Thursday, August 23, 2012

Water Safety

(DUFFERIN COUNTY, ON) – Despite the shorter days and cooler nights that are encroaching on what is left of summer, the Dufferin Ontario Provincial Police (OPP) believe this year’s swimming and boating season is still far from over.

That being said, the OPP wants to remind the public of the very real dangers associated with water based recreation, and to encourage people to take personal responsibility for ensuring water safety for themselves and their children. Tragedies do happen, and it could happen to you.

Although there is no one single cause that leads to drownings, there are common contributors. Basic safety practices such as learning to swim at an early age; wearing a lifejacket or a Personal Flotation Device (PFD) while on a vessel or in water; adult supervision of children while swimming; and not drinking and boating can make the difference between surviving, or not.

Between January 1, 2012 and July 22, 2012, 9 people had been killed in marine vessel incidents in OPP-patrolled waters, compared to 13 people over the same time period last year. Out of those 9 people who died this year in OPP-investigated marine vessel incidents 5 were not wearing a PFD. Five of those deaths were also alcohol-related. All 9 of those drowning victims believed that it wouldn’t happen to them.

In 2011, on those waterways policed by the OPP, 82 per cent of the deaths were recreational boaters who were not wearing a lifejacket or PFD. Many boaters who drown believe they are good swimmers so they think having a PFD on board, and within easy reach, is good enough.

Most marine drownings happen unexpectedly when small boats capsize or someone falls overboard. The PFD left behind is not much use, especially in cold water.

Listed below are some interesting findings extracted from the June 23, 2011 Coroner’s Report - Drowning Review: A Review of All Accidental Drowning Deaths in Ontario from May 1st to September 30th 2010.

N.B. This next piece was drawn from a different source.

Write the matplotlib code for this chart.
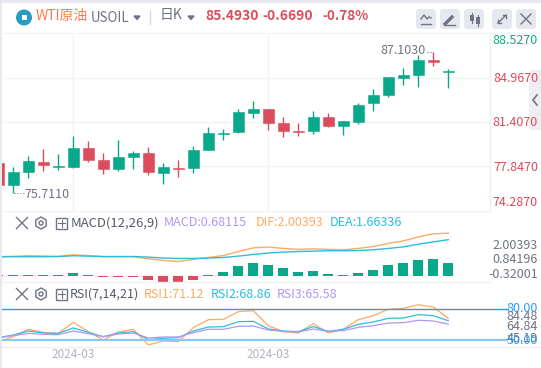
import matplotlib
matplotlib.use('Agg')
import matplotlib.pyplot as plt
from matplotlib.patches import Rectangle, FancyBboxPatch, Circle, RegularPolygon

plt.rcParams['font.family'] = ['Noto Sans CJK SC', 'DejaVu Sans']

# daily candles, first one is cut off by the left edge
opens = [78.12, 76.34, 77.39, 78.20, 77.82, 77.79, 79.33, 78.36, 77.63, 78.60, 78.93, 77.31, 77.71, 77.71, 79.17, 80.46,
         80.62, 82.16, 82.49, 81.35, 80.71, 80.71, 81.84, 81.11, 81.43, 82.97, 83.62, 84.99, 85.24, 86.42, 85.51]
closes = [76.34, 77.39, 78.28, 77.96, 77.87, 79.33, 78.36, 77.63, 78.60, 78.93, 77.39, 77.79, 77.66, 79.17, 80.54, 80.52,
          82.24, 82.49, 81.35, 80.71, 80.65, 81.84, 81.11, 81.52, 82.81, 83.62, 85.07, 85.24, 86.45, 86.32, 85.56]
highs = [78.12, 77.79, 78.68, 79.25, 78.85, 80.30, 79.90, 78.93, 79.98, 79.09, 79.41, 78.12, 78.36, 79.49, 81.03, 80.87,
         82.49, 83.13, 82.49, 81.84, 81.35, 82.32, 82.16, 81.52, 82.97, 84.10, 85.07, 85.80, 86.85, 87.103, 85.69]
lows = [76.34, 75.711, 76.93, 77.47, 77.55, 77.71, 78.20, 77.23, 77.47, 77.63, 77.15, 76.42, 76.98, 77.31, 79.17, 79.98,
        80.54, 81.76, 80.79, 80.22, 80.30, 80.46, 81.03, 80.38, 81.27, 82.32, 83.46, 84.43, 84.27, 85.97, 84.18]

dif = [0.78, 0.80, 0.83, 0.82, 0.79, 0.88, 0.84, 0.78, 0.78, 0.78, 0.67, 0.59, 0.53, 0.64, 0.74, 0.84,
       1.05, 1.24, 1.28, 1.21, 1.16, 1.19, 1.16, 1.14, 1.21, 1.31, 1.47, 1.60, 1.81, 1.97, 2.00393]
dea = [0.78, 0.78, 0.78, 0.78, 0.79, 0.83, 0.81, 0.79, 0.79, 0.79, 0.76, 0.71, 0.69, 0.69, 0.71, 0.74,
       0.81, 0.90, 0.97, 1.02, 1.05, 1.07, 1.09, 1.09, 1.10, 1.14, 1.21, 1.29, 1.43, 1.55, 1.66336]
macd = [0.06, 0.06, 0.06, 0.06, 0.06, 0.16, 0.06, -0.07, -0.06, -0.06, -0.21, -0.31, -0.32001, -0.21, 0.06, 0.21,
        0.52, 0.68, 0.58, 0.42, 0.21, 0.26, 0.10, 0.06, 0.16, 0.31, 0.58, 0.68, 0.84, 0.89, 0.68115]

rsi1 = [48.4, 53.3, 60.5, 57.5, 56.5, 67.3, 58.2, 50.0, 57.9, 60.5, 45.19, 49.1, 48.4, 62.1, 69.9, 70.2,
        77.7, 78.7, 64.0, 58.2, 56.9, 66.0, 56.9, 60.5, 69.9, 73.8, 80.0, 81.0, 84.48, 82.3, 71.12]
rsi2 = [52.3, 54.9, 58.8, 56.9, 56.5, 61.8, 57.5, 53.3, 56.9, 58.2, 50.4, 51.7, 52.3, 58.8, 62.7, 63.1,
        67.9, 68.3, 60.8, 58.8, 58.2, 63.1, 58.5, 60.5, 65.3, 67.6, 71.2, 71.5, 74.8, 73.8, 68.86]
rsi3 = [52.3, 54.3, 56.5, 55.6, 55.2, 58.8, 56.2, 53.3, 55.9, 56.9, 52.0, 53.0, 53.0, 57.2, 60.5, 60.5,
        63.4, 63.7, 59.8, 58.5, 57.9, 60.8, 58.5, 59.2, 62.4, 64.0, 66.6, 67.0, 69.3, 68.6, 65.58]

price_ticks = [88.5270, 84.9670, 81.4070, 77.8470, 74.2870]
macd_ticks = ['2.00393', '0.84196', '-0.32001']
rsi_ticks = ['84.48', '64.84', '45.19']
date_labels = ['2024-03', '2024-03']

GREEN = '#0aa88a'
RED = '#db4c5c'
ORANGE = '#fbab62'
CYAN = '#2fbcdc'
PURPLE = '#b197ee'
GRID = '#f3f4f7'
GRAY = '#6f7384'
BLUE = '#2b9cf0'
W, H = 541, 368
XS = list(range(-1, 30))
XLIM = ((2 - 13.3) / 15, (490 - 13.3) / 15)


def panel(fig, top, bottom, ylim):
    # axes placed by pixel rows, no frame
    ax = fig.add_axes([2 / W, 1 - bottom / H, 488 / W, (bottom - top) / H])
    ax.set_xlim(*XLIM)
    ax.set_ylim(*ylim)
    ax.set_axis_off()
    ax.patch.set_alpha(0)
    return ax


def draw_candles(fig):
    ax = panel(fig, 33, 211, (74.23, 88.63))
    ax.hlines(price_ticks[1:4], *XLIM, color=GRID, lw=1, zorder=0)
    ax.vlines([4, 17], 74.23, 88.63, color=GRID, lw=1, zorder=0)
    colors = [GREEN if c >= o else RED for o, c in zip(opens, closes)]
    ax.vlines(XS, lows, highs, color=colors, lw=1, zorder=2)
    for x, o, c, col in zip(XS, opens, closes, colors):
        ax.add_patch(Rectangle((x - 0.36, min(o, c)), 0.72, abs(c - o), fc=col, ec=col, lw=0.4, zorder=3))
    # high and low markers
    ax.hlines(max(highs), 27.55, 27.95, color=GRAY, lw=0.8, ls=':')
    ax.hlines(min(lows), 0.05, 0.7, color=GRAY, lw=0.8, ls=':')
    ax.annotate('87.1030', (27.5, max(highs)), xytext=(0, 1), textcoords='offset points',
                ha='right', va='center', fontsize=9, color=GRAY)
    ax.annotate('75.7110', (0.72, min(lows)), xytext=(0, -1.5), textcoords='offset points',
                ha='left', va='center', fontsize=9, color=GRAY)


def draw_macd(fig):
    ax = panel(fig, 211, 282, (-0.534, 3.155))
    ax.plot(XS, dif, color=ORANGE, lw=1)
    ax.plot(XS, dea, color=CYAN, lw=1)
    bars = panel(fig, 211, 282, (-0.33, 3.40))
    bars.bar(XS, macd, width=0.66, color=[GREEN if m > 0 else RED for m in macd], lw=0)


def draw_rsi(fig):
    ax = panel(fig, 282, 347, (43.2, 106.7))
    ax.plot(XS, rsi1, color=ORANGE, lw=0.9)
    ax.plot(XS, rsi2, color=CYAN, lw=0.9)
    ax.plot(XS, rsi3, color=PURPLE, lw=0.9)
    ax.plot([XLIM[0], 32.9], [80, 80], color=BLUE, lw=1, clip_on=False)
    ax.plot([XLIM[0], 32.9], [50, 50], color='#8cc8f2', lw=1.6, clip_on=False)


def button(ax, x):
    ax.add_patch(FancyBboxPatch((x + 2, 11), 16, 16, boxstyle='round,pad=2,rounding_size=3', fc='#e6e8ef', ec='none'))


def x_icon(ax, x, y, r, color=GRAY):
    ax.plot([x - r, x + r], [y - r, y + r], color=color, lw=1)
    ax.plot([x - r, x + r], [y + r, y - r], color=color, lw=1)


def indicator_row(ax, y):
    x_icon(ax, 22, y, 5.5)
    ax.add_patch(RegularPolygon((41, y), 6, radius=6, fc='none', ec=GRAY, lw=1))
    ax.add_patch(Circle((41, y), 2, fc='none', ec=GRAY, lw=1))
    ax.add_patch(Rectangle((56, y - 5.5), 11, 11, fc='none', ec=GRAY, lw=1))
    ax.plot([58, 65], [y, y], color=GRAY, lw=0.8)
    ax.plot([61.5, 61.5], [y - 3.5, y + 3.5], color=GRAY, lw=0.8)


def draw_chrome(fig):
    # page frame, header, icons and all the axis text, in pixel coordinates
    ax = fig.add_axes([0, 0, 1, 1])
    ax.set_xlim(0, W)
    ax.set_ylim(H, 0)
    ax.set_axis_off()
    ax.patch.set_alpha(0)
    ax.add_patch(Rectangle((0, 0), 2, H, fc='#e6e9f0', ec='none'))
    ax.add_patch(Rectangle((0, 0), W, 2.5, fc='#e6e9f0', ec='none'))
    ax.plot([2, W], [33, 33], color=GRID, lw=1)
    ax.plot([2, 490], [211, 211], color=GRID, lw=1)
    ax.plot([2, 490], [282, 282], color='#eef0f4', lw=1)
    ax.plot([2, W], [347, 347], color='#eef0f4', lw=1)
    ax.plot([490, 490], [33, 211], color='#eef0f4', lw=1)

    ax.add_patch(Circle((24, 17.5), 8, fc='#2a9cc4', ec='none'))
    ax.add_patch(Rectangle((21.5, 15), 5, 5, fc='white', ec='none'))
    ax.text(36, 16, 'WTI原油', fontsize=10, color='#ff7a50', va='center')
    ax.text(91, 18, 'USOIL', fontsize=9.6, color=GRAY, va='center')
    ax.fill([134, 140, 137], [16, 16, 19.5], color=GRAY)
    ax.plot([150, 150], [11, 24], color='#d5d8e0', lw=1)
    ax.text(160, 15.5, '日K', fontsize=10, color=GRAY, va='center')
    ax.fill([188, 194, 191], [16, 16, 19.5], color=GRAY)
    ax.text(205, 16, '85.4930', fontsize=10, color=RED, va='center', fontweight='bold')
    ax.text(262, 16, '-0.6690', fontsize=10, color=RED, va='center', fontweight='bold')
    ax.text(322, 16, '-0.78%', fontsize=9.7, color=RED, va='center', fontweight='bold')

    for x in [416, 440, 464, 492, 516]:
        button(ax, x)
    ax.plot([421, 431], [24, 24], color=GRAY, lw=1)
    ax.plot([421, 424, 427, 429, 431], [19, 15, 19, 17, 18], color=GRAY, lw=1)
    ax.plot([445, 452], [24, 17], color=GRAY, lw=2.4)
    ax.plot([445, 455], [25, 25], color=GRAY, lw=1)
    ax.add_patch(Rectangle((470, 15), 3.5, 6, fc=GRAY, ec='none'))
    ax.add_patch(Rectangle((476, 17), 3.5, 7, fc=GRAY, ec='none'))
    ax.plot([471.7, 471.7], [13, 23], color=GRAY, lw=0.8)
    ax.plot([477.7, 477.7], [15, 26], color=GRAY, lw=0.8)
    ax.plot([498, 506], [23, 15], color=GRAY, lw=1)
    ax.plot([503, 506, 506], [15, 15, 18], color=GRAY, lw=1)
    ax.plot([498, 498, 501], [20, 23, 23], color=GRAY, lw=1)
    x_icon(ax, 526, 19, 5)

    # price axis
    price_y = [41, 79, 122.5, 167.5, 202]
    for p, y in zip(price_ticks, price_y):
        ax.text(538, y, f'{p:.4f}', fontsize=9, ha='right', va='center', color=GREEN if p > 85.493 else RED)

    ax.add_patch(FancyBboxPatch((531, 72), 14, 56, boxstyle='round,pad=2,rounding_size=3', fc='#eeeef2', ec='none', zorder=0))
    ax.plot([537, 533, 537], [95, 100, 105], color=GRAY, lw=1.2)

    # MACD header and ticks
    indicator_row(ax, 223)
    ax.text(71, 223, 'MACD(12,26,9)', fontsize=9.4, color='#555968', va='center')
    ax.text(164, 223, 'MACD:0.68115', fontsize=9, color=PURPLE, va='center')
    ax.text(256, 223, 'DIF:2.00393', fontsize=9, color=ORANGE, va='center')
    ax.text(330, 223, 'DEA:1.66336', fontsize=9, color=CYAN, va='center')
    for lab, y in zip(macd_ticks, [245.7, 259.3, 274.7]):
        ax.text(538, y, lab, fontsize=9, color=GRAY, ha='right', va='center')

    # RSI header and ticks
    indicator_row(ax, 294)
    ax.text(70, 294, 'RSI(7,14,21)', fontsize=9, color='#555968', va='center')
    ax.text(144, 294, 'RSI1:71.12', fontsize=9, color=ORANGE, va='center')
    ax.text(211, 294, 'RSI2:68.86', fontsize=9, color=CYAN, va='center')
    ax.text(277, 294, 'RSI3:65.58', fontsize=9, color=PURPLE, va='center')
    for lab, y in zip(rsi_ticks, [316.7, 326.7, 338]):
        ax.text(538, y, lab, fontsize=9, color=GRAY, ha='right', va='center')
    ax.text(538, 309, '80.00', fontsize=9, color=BLUE, ha='right', va='center')
    ax.text(538, 340.7, '50.00', fontsize=9, color=BLUE, ha='right', va='center')

    for lab, x in zip(date_labels, [73, 268]):
        ax.text(x, 355, lab, fontsize=8.4, color='#b0b3bd', ha='center', va='center')


def main():
    fig = plt.figure(figsize=(W / 100, H / 100), dpi=100, facecolor='white')
    draw_candles(fig)
    draw_macd(fig)
    draw_rsi(fig)
    draw_chrome(fig)
    fig.savefig('out.png', dpi=100)
    plt.close(fig)


if __name__ == "__main__":
    main()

  • The total number of drowning deaths in 2010 in Ontario was similar to previous years. 
  • Drowning is largely a male-related phenomenon. Seventy-six of 89 (85%) deaths were deaths of males. 
  • There was a 260 per cent increase in drowning deaths in children less than five years of age. Thirteen of the 89 (15%) deaths in the review were in children less than five years of age. 
  • Those aged 20-64 accounted for 50 of 89 (56%) of the deaths. 
  • Ninety-six percent or 22 of 23 of those operating power boats and unpowered boats that drowned were not wearing life jackets or personal flotation devices. 
  • Drowning occurs largely in:
    Those owning or utilizing private pools 19 of 89 (21%);
    And those using lakes/ponds 51 of 89 (57%) for their aquatic setting. 
In conclusion the Dufferin OPP would like to encourage people to learn to swim, to wear a PFD, to closely supervise young children, and to boat sober.